» Stated task: Print all of the lines exactly. Any picture among them stays out.

........

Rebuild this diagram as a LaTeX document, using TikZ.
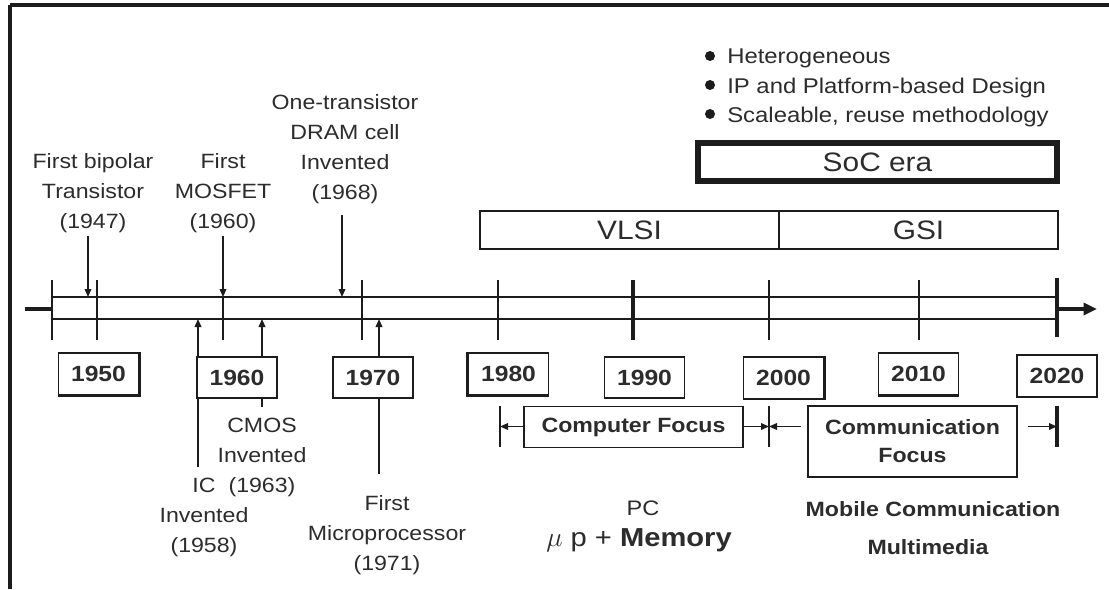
\documentclass[tikz,border=0pt]{standalone}
\usepackage{fontspec}
\setmainfont{Liberation Sans}[FakeStretch=1.12]
\usetikzlibrary{arrows.meta}
\definecolor{ink}{HTML}{1C1C1C}
\definecolor{txt}{HTML}{2C2C2C}
\begin{document}
\begin{tikzpicture}[x=0.75pt,y=-0.75pt,
  every node/.style={text=txt},
  lbl/.style={align=center,font=\fontsize{15.5}{22.5}\selectfont,inner sep=2pt},
  boldlbl/.style={align=center,font=\bfseries\fontsize{15.5}{21}\selectfont,inner sep=0pt},
  yearbox/.style={draw=ink,line width=1.3pt,fill=white,minimum width=60pt,minimum height=31pt,inner sep=0pt,font=\bfseries\fontsize{16.5}{18}\selectfont},
  focusbox/.style={draw=ink,line width=1.2pt,inner sep=0pt,align=center,font=\bfseries\fontsize{15.5}{21}\selectfont},
  erabox/.style={draw=ink,line width=1.3pt,inner sep=0pt,minimum height=28.5pt,font=\fontsize{20}{24}\selectfont},
  tl/.style={draw=ink,line width=1.4pt},
  tickline/.style={draw=ink,line width=1.4pt},
  heavytick/.style={draw=ink,line width=2.6pt},
  arr/.style={draw=ink,line width=1.1pt,-{Triangle[length=6pt,width=5pt]}},
  bul/.style={anchor=base west,inner sep=0pt,font=\fontsize{16}{20}\selectfont}
]
\useasboundingbox (0,0) rectangle (1109,589);
\fill[white] (0,0) rectangle (1109,589);
% frame
\draw[ink,line width=2.3pt] (10,5) -- (1109,5);
\draw[ink,line width=3pt] (10,5) -- (10,589);

% timeline
\draw[tl] (52,297) -- (1057,297);
\draw[tl] (52,319) -- (1057,319);
\draw[ink,line width=3pt] (25,309) -- (52,309);
\draw[ink,line width=2.4pt,-{Triangle[length=10pt,width=9pt]}] (1057,309) -- (1097,309);
\foreach \x in {52,97,362,498,769,919} \draw[tickline] (\x,280) -- (\x,340);
\draw[tickline] (223,297) -- (223,340);
\draw[heavytick] (633,280) -- (633,340);
\draw[heavytick] (1057,278) -- (1057,337);

% event points on the timeline
\coordinate (t1947) at (88,297);
\coordinate (t1960) at (223,297);
\coordinate (t1968) at (342,297);
\coordinate (t1958) at (198,319);
\coordinate (t1963) at (262,319);
\coordinate (t1971) at (379,319);

% labels
\node[lbl] (l1947) at (93,193) {First bipolar\\Transistor\\(1947)};
\node[lbl] (l1960) at (223,193) {First\\MOSFET\\(1960)};
\node[lbl] (l1968) at (345,149) {One-transistor\\DRAM cell\\Invented\\(1968)};
\node[lbl] (l1958) at (204,517) {IC\\Invented\\(1958)};
\node[lbl] (l1963) at (262,457) {CMOS\\Invented\\(1963)};
\node[lbl] (l1971) at (387,535) {First\\Microprocessor\\(1971)};

\draw[arr] (l1947.south -| t1947) -- (t1947);
\draw[arr] (l1960.south -| t1960) -- (t1960);
\draw[arr,shorten <=6pt] (l1968.south -| t1968) -- (t1968);
\draw[arr,shorten <=6pt] (l1958.north -| t1958) -- (t1958);
\draw[arr,shorten <=6pt] (l1963.north -| t1963) -- (t1963);
\draw[arr,shorten <=14pt] (l1971.north -| t1971) -- (t1971);

% year boxes
\node[yearbox] (y1950) at (98.5,374) {1950};
\node[yearbox] (y1960) at (237,377.5) {1960};
\node[yearbox] (y1970) at (373,377.5) {1970};
\node[yearbox] (y1980) at (508.5,374) {1980};
\node[yearbox] (y1990) at (644.5,377.5) {1990};
\node[yearbox] (y2000) at (783.5,378) {2000};
\node[yearbox] (y2010) at (918.5,374) {2010};
\node[yearbox] (y2020) at (1057,376) {2020};
\draw[ink,line width=2.4pt] (y1950.south west) -- (y1950.south east) -- (y1950.north east);
\draw[ink,line width=2.4pt] (y1980.north west) -- (y1980.south west) -- (y1980.south east);
\draw[ink,line width=2.2pt] (y2000.north east) -- (y2000.south east);
\draw[ink,line width=2.4pt] (y2010.south west) -- (y2010.south east);

% eras
\node[erabox,minimum width=224.25pt] (vlsi) at (629.5,230) {VLSI};
\node[erabox,minimum width=209.25pt] (gsi) at (918.5,230) {GSI};
\node[erabox,line width=4.5pt,minimum width=269.25pt] (soc) at (877.5,162) {SoC era};

% bullets
\fill[ink] (710,56) circle (5);
\fill[ink] (710,85) circle (5);
\fill[ink] (710,114) circle (5);
\node[bul] (b1) at (727,63) {Heterogeneous};
\node[bul] (b2) at (727,93) {IP and Platform-based Design};
\node[bul] (b3) at (727,122) {Scaleable, reuse methodology};

% focus brackets
\draw[tickline] (500,406) -- (500,447);
\draw[tickline] (769,406) -- (769,447);
\draw[heavytick] (1057,406) -- (1057,447);
\coordinate (f1980) at (500,426.5);
\coordinate (f2000) at (769,426.5);
\coordinate (f2020) at (1057,426.5);
\node[focusbox,minimum width=164.25pt,minimum height=30.75pt] (cf) at (633.5,427) {Computer Focus};
\node[focusbox,minimum width=156.75pt,minimum height=53.25pt] (cm) at (912.5,441.5) {Communication\\Focus};
\draw[arr] (cf.west |- f1980) -- (f1980);
\draw[arr] (cf.east |- f2000) -- (f2000);
\draw[arr] ([xshift=-4.5pt]cm.west |- f2000) -- (f2000);
\draw[arr] ([xshift=7.5pt]cm.east |- f2020) -- (f2020);

% bottom texts
\node[lbl,font=\fontsize{15.75}{20}\selectfont] (pc) at (643,508) {PC};
\node[inner sep=0pt,font=\fontsize{19.5}{22}\selectfont] (mem) at (639,540) {$\mu$ p + \textbf{Memory}};
\node[boldlbl] (mob) at (933,509) {Mobile Communication};
\node[boldlbl] (mm) at (928,547) {Multimedia};
\end{tikzpicture}
\end{document}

........

» Finished answer:
Rebuild this diagram as a LaTeX document, using TikZ.
\documentclass[tikz,border=0pt]{standalone}
\usepackage{fontspec}
\setmainfont{Liberation Sans}[FakeStretch=1.12]
\usetikzlibrary{arrows.meta}
\definecolor{ink}{HTML}{1C1C1C}
\definecolor{txt}{HTML}{2C2C2C}
\begin{document}
\begin{tikzpicture}[x=0.75pt,y=-0.75pt,
  every node/.style={text=txt},
  lbl/.style={align=center,font=\fontsize{15.5}{22.5}\selectfont,inner sep=2pt},
  boldlbl/.style={align=center,font=\bfseries\fontsize{15.5}{21}\selectfont,inner sep=0pt},
  yearbox/.style={draw=ink,line width=1.3pt,fill=white,minimum width=60pt,minimum height=31pt,inner sep=0pt,font=\bfseries\fontsize{16.5}{18}\selectfont},
  focusbox/.style={draw=ink,line width=1.2pt,inner sep=0pt,align=center,font=\bfseries\fontsize{15.5}{21}\selectfont},
  erabox/.style={draw=ink,line width=1.3pt,inner sep=0pt,minimum height=28.5pt,font=\fontsize{20}{24}\selectfont},
  tl/.style={draw=ink,line width=1.4pt},
  tickline/.style={draw=ink,line width=1.4pt},
  heavytick/.style={draw=ink,line width=2.6pt},
  arr/.style={draw=ink,line width=1.1pt,-{Triangle[length=6pt,width=5pt]}},
  bul/.style={anchor=base west,inner sep=0pt,font=\fontsize{16}{20}\selectfont}
]
\useasboundingbox (0,0) rectangle (1109,589);
\fill[white] (0,0) rectangle (1109,589);
% frame
\draw[ink,line width=2.3pt] (10,5) -- (1109,5);
\draw[ink,line width=3pt] (10,5) -- (10,589);

% timeline
\draw[tl] (52,297) -- (1057,297);
\draw[tl] (52,319) -- (1057,319);
\draw[ink,line width=3pt] (25,309) -- (52,309);
\draw[ink,line width=2.4pt,-{Triangle[length=10pt,width=9pt]}] (1057,309) -- (1097,309);
\foreach \x in {52,97,362,498,769,919} \draw[tickline] (\x,280) -- (\x,340);
\draw[tickline] (223,297) -- (223,340);
\draw[heavytick] (633,280) -- (633,340);
\draw[heavytick] (1057,278) -- (1057,337);

% event points on the timeline
\coordinate (t1947) at (88,297);
\coordinate (t1960) at (223,297);
\coordinate (t1968) at (342,297);
\coordinate (t1958) at (198,319);
\coordinate (t1963) at (262,319);
\coordinate (t1971) at (379,319);

% labels
\node[lbl] (l1947) at (93,193) {First bipolar\\Transistor\\(1947)};
\node[lbl] (l1960) at (223,193) {First\\MOSFET\\(1960)};
\node[lbl] (l1968) at (345,149) {One-transistor\\DRAM cell\\Invented\\(1968)};
\node[lbl] (l1958) at (204,517) {IC\\Invented\\(1958)};
\node[lbl] (l1963) at (262,457) {CMOS\\Invented\\(1963)};
\node[lbl] (l1971) at (387,535) {First\\Microprocessor\\(1971)};

\draw[arr] (l1947.south -| t1947) -- (t1947);
\draw[arr] (l1960.south -| t1960) -- (t1960);
\draw[arr,shorten <=6pt] (l1968.south -| t1968) -- (t1968);
\draw[arr,shorten <=6pt] (l1958.north -| t1958) -- (t1958);
\draw[arr,shorten <=6pt] (l1963.north -| t1963) -- (t1963);
\draw[arr,shorten <=14pt] (l1971.north -| t1971) -- (t1971);

% year boxes
\node[yearbox] (y1950) at (98.5,374) {1950};
\node[yearbox] (y1960) at (237,377.5) {1960};
\node[yearbox] (y1970) at (373,377.5) {1970};
\node[yearbox] (y1980) at (508.5,374) {1980};
\node[yearbox] (y1990) at (644.5,377.5) {1990};
\node[yearbox] (y2000) at (783.5,378) {2000};
\node[yearbox] (y2010) at (918.5,374) {2010};
\node[yearbox] (y2020) at (1057,376) {2020};
\draw[ink,line width=2.4pt] (y1950.south west) -- (y1950.south east) -- (y1950.north east);
\draw[ink,line width=2.4pt] (y1980.north west) -- (y1980.south west) -- (y1980.south east);
\draw[ink,line width=2.2pt] (y2000.north east) -- (y2000.south east);
\draw[ink,line width=2.4pt] (y2010.south west) -- (y2010.south east);

% eras
\node[erabox,minimum width=224.25pt] (vlsi) at (629.5,230) {VLSI};
\node[erabox,minimum width=209.25pt] (gsi) at (918.5,230) {GSI};
\node[erabox,line width=4.5pt,minimum width=269.25pt] (soc) at (877.5,162) {SoC era};

% bullets
\fill[ink] (710,56) circle (5);
\fill[ink] (710,85) circle (5);
\fill[ink] (710,114) circle (5);
\node[bul] (b1) at (727,63) {Heterogeneous};
\node[bul] (b2) at (727,93) {IP and Platform-based Design};
\node[bul] (b3) at (727,122) {Scaleable, reuse methodology};

% focus brackets
\draw[tickline] (500,406) -- (500,447);
\draw[tickline] (769,406) -- (769,447);
\draw[heavytick] (1057,406) -- (1057,447);
\coordinate (f1980) at (500,426.5);
\coordinate (f2000) at (769,426.5);
\coordinate (f2020) at (1057,426.5);
\node[focusbox,minimum width=164.25pt,minimum height=30.75pt] (cf) at (633.5,427) {Computer Focus};
\node[focusbox,minimum width=156.75pt,minimum height=53.25pt] (cm) at (912.5,441.5) {Communication\\Focus};
\draw[arr] (cf.west |- f1980) -- (f1980);
\draw[arr] (cf.east |- f2000) -- (f2000);
\draw[arr] ([xshift=-4.5pt]cm.west |- f2000) -- (f2000);
\draw[arr] ([xshift=7.5pt]cm.east |- f2020) -- (f2020);

% bottom texts
\node[lbl,font=\fontsize{15.75}{20}\selectfont] (pc) at (643,508) {PC};
\node[inner sep=0pt,font=\fontsize{19.5}{22}\selectfont] (mem) at (639,540) {$\mu$ p + \textbf{Memory}};
\node[boldlbl] (mob) at (933,509) {Mobile Communication};
\node[boldlbl] (mm) at (928,547) {Multimedia};
\end{tikzpicture}
\end{document}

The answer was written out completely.